◆ **Given request**:
Note each line where "this" appears, and copy it.

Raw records
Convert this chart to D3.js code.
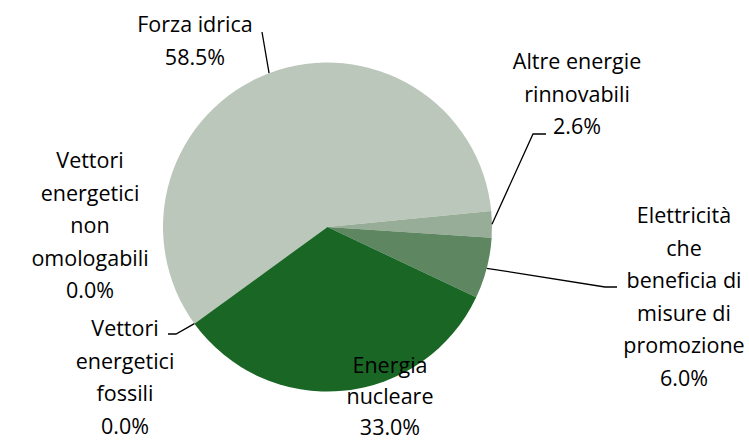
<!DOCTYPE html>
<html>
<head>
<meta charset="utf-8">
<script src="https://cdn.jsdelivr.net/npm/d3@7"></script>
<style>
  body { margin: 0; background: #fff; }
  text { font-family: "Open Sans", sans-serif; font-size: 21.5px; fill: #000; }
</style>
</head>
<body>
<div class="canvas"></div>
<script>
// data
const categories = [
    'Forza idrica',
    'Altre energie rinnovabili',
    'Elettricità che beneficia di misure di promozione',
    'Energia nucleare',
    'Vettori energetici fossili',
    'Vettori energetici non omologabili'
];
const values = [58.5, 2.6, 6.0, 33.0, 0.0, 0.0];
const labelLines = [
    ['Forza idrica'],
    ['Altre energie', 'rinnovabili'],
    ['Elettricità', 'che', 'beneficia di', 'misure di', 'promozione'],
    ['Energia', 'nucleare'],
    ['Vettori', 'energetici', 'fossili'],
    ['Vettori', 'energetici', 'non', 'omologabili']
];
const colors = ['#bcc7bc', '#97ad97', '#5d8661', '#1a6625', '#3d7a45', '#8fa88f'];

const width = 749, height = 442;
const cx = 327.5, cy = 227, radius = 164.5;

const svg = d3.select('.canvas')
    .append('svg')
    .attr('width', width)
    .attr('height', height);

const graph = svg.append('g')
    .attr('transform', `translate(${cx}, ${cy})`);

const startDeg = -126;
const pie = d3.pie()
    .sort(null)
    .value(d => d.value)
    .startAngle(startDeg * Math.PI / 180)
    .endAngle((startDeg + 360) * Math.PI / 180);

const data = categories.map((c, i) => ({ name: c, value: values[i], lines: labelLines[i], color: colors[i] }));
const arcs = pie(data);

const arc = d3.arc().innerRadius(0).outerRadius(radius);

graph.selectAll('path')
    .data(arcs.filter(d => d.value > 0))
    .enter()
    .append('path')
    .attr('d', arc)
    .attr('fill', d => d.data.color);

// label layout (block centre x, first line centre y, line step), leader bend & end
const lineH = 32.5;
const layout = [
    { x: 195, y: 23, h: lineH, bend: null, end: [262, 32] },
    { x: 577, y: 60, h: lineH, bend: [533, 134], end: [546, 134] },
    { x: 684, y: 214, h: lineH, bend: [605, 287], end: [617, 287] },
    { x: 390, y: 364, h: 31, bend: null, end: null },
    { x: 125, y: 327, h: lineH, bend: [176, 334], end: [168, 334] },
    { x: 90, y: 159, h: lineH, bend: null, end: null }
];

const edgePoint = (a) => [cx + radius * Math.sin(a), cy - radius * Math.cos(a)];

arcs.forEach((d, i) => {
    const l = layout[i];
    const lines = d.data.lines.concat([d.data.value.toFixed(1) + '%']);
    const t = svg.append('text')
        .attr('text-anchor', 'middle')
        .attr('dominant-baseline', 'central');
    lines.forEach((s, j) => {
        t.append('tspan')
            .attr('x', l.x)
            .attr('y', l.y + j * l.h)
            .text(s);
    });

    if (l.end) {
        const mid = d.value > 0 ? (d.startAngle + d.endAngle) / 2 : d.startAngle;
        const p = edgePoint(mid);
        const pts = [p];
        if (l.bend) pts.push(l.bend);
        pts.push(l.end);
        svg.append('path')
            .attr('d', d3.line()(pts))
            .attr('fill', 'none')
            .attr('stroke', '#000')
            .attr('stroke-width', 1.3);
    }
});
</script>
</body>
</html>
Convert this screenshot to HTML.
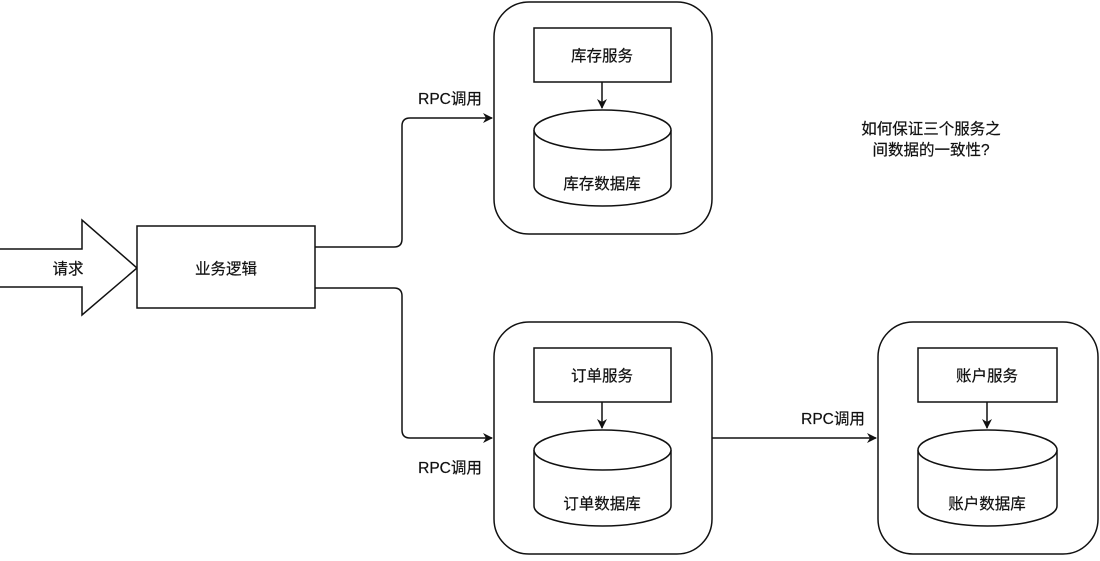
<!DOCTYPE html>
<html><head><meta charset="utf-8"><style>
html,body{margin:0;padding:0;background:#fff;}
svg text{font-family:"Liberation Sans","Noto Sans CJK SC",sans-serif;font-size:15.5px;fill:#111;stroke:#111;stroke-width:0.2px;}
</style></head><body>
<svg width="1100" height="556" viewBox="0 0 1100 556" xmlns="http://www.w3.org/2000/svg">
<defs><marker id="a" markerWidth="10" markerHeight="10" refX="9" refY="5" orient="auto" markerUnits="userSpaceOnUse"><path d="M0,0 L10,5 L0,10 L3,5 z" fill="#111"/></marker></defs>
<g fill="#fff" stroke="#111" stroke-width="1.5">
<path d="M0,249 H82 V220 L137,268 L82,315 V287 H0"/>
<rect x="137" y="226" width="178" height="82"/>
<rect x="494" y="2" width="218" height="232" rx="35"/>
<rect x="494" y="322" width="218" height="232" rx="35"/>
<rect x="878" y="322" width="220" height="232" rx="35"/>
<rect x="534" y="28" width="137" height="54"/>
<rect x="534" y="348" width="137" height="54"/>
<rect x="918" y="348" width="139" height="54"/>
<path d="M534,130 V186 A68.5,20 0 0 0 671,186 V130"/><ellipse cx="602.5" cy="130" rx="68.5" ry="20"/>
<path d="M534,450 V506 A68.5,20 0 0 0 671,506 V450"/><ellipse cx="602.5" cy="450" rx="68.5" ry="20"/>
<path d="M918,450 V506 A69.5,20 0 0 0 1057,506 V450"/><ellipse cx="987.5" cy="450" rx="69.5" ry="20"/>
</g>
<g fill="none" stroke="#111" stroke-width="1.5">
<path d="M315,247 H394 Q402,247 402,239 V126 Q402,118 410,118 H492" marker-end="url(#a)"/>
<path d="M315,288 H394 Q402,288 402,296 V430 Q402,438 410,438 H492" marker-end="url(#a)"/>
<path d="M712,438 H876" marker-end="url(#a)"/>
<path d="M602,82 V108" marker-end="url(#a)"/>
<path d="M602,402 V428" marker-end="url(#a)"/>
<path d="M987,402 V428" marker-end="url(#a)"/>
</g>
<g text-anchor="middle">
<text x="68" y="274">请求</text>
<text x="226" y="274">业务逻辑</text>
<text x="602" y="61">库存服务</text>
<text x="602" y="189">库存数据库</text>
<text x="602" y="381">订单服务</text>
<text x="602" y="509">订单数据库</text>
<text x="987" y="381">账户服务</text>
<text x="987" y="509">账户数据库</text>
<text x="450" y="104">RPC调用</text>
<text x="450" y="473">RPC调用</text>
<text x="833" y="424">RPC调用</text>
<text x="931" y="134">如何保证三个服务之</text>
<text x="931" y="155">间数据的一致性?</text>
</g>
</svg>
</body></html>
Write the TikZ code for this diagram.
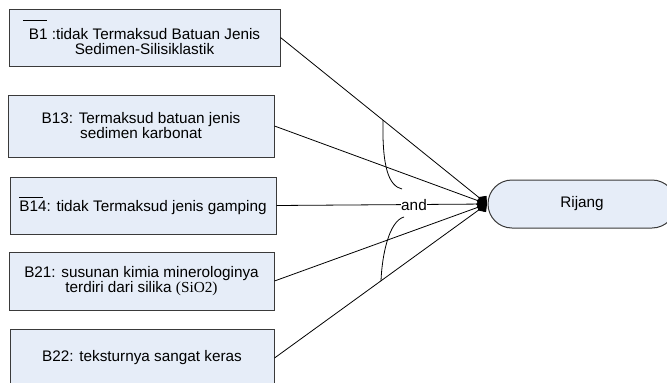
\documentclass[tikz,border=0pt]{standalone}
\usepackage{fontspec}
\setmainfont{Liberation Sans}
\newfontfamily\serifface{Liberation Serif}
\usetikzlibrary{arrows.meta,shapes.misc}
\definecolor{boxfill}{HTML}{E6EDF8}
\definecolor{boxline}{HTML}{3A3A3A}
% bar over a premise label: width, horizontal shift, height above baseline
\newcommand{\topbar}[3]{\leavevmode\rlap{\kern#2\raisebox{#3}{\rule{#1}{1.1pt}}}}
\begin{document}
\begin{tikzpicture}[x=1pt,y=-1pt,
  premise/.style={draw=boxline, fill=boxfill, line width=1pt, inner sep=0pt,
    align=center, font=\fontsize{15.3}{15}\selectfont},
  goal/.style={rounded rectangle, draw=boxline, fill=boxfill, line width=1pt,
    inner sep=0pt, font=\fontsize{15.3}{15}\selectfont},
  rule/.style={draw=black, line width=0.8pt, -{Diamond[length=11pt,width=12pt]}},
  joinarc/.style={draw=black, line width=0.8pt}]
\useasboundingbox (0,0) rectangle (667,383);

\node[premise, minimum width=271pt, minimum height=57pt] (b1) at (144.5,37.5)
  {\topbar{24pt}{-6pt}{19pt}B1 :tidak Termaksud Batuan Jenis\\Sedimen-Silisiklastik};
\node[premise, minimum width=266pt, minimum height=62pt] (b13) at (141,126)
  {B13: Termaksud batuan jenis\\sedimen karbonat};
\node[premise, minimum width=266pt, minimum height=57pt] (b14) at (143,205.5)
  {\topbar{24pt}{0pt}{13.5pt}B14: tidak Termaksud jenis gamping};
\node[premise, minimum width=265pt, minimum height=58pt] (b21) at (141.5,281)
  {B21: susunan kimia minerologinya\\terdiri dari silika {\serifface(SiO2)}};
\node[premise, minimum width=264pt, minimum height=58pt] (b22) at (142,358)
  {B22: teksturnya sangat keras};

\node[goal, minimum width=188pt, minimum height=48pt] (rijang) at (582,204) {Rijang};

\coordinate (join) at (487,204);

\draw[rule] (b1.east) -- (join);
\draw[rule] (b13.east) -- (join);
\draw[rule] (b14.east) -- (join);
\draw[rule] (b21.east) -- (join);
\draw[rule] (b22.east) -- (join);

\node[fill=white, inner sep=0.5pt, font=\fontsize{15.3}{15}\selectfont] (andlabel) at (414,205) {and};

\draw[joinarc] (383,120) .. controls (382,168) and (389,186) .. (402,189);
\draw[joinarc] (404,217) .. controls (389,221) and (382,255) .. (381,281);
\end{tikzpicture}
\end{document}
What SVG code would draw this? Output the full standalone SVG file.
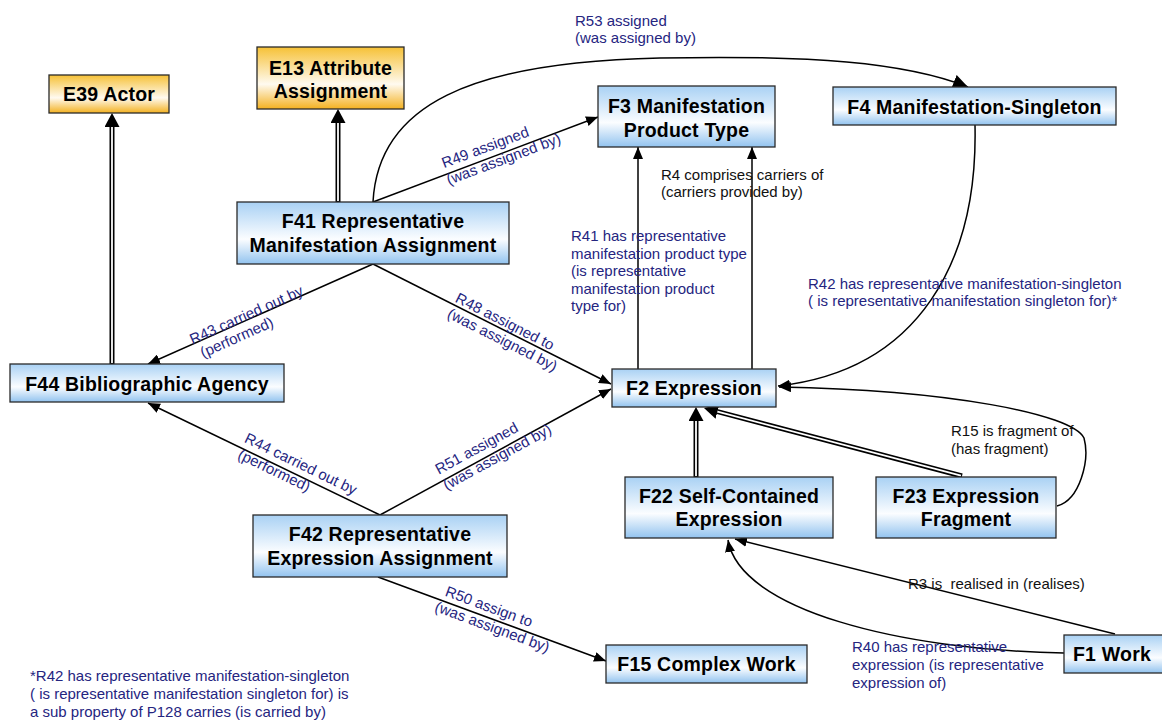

◆ **Correct answer**:
Convert this chart to D3.js code.
Convert this screenshot to HTML.
Write the TikZ code for this diagram.
What SVG code would draw this? Output the full standalone SVG file.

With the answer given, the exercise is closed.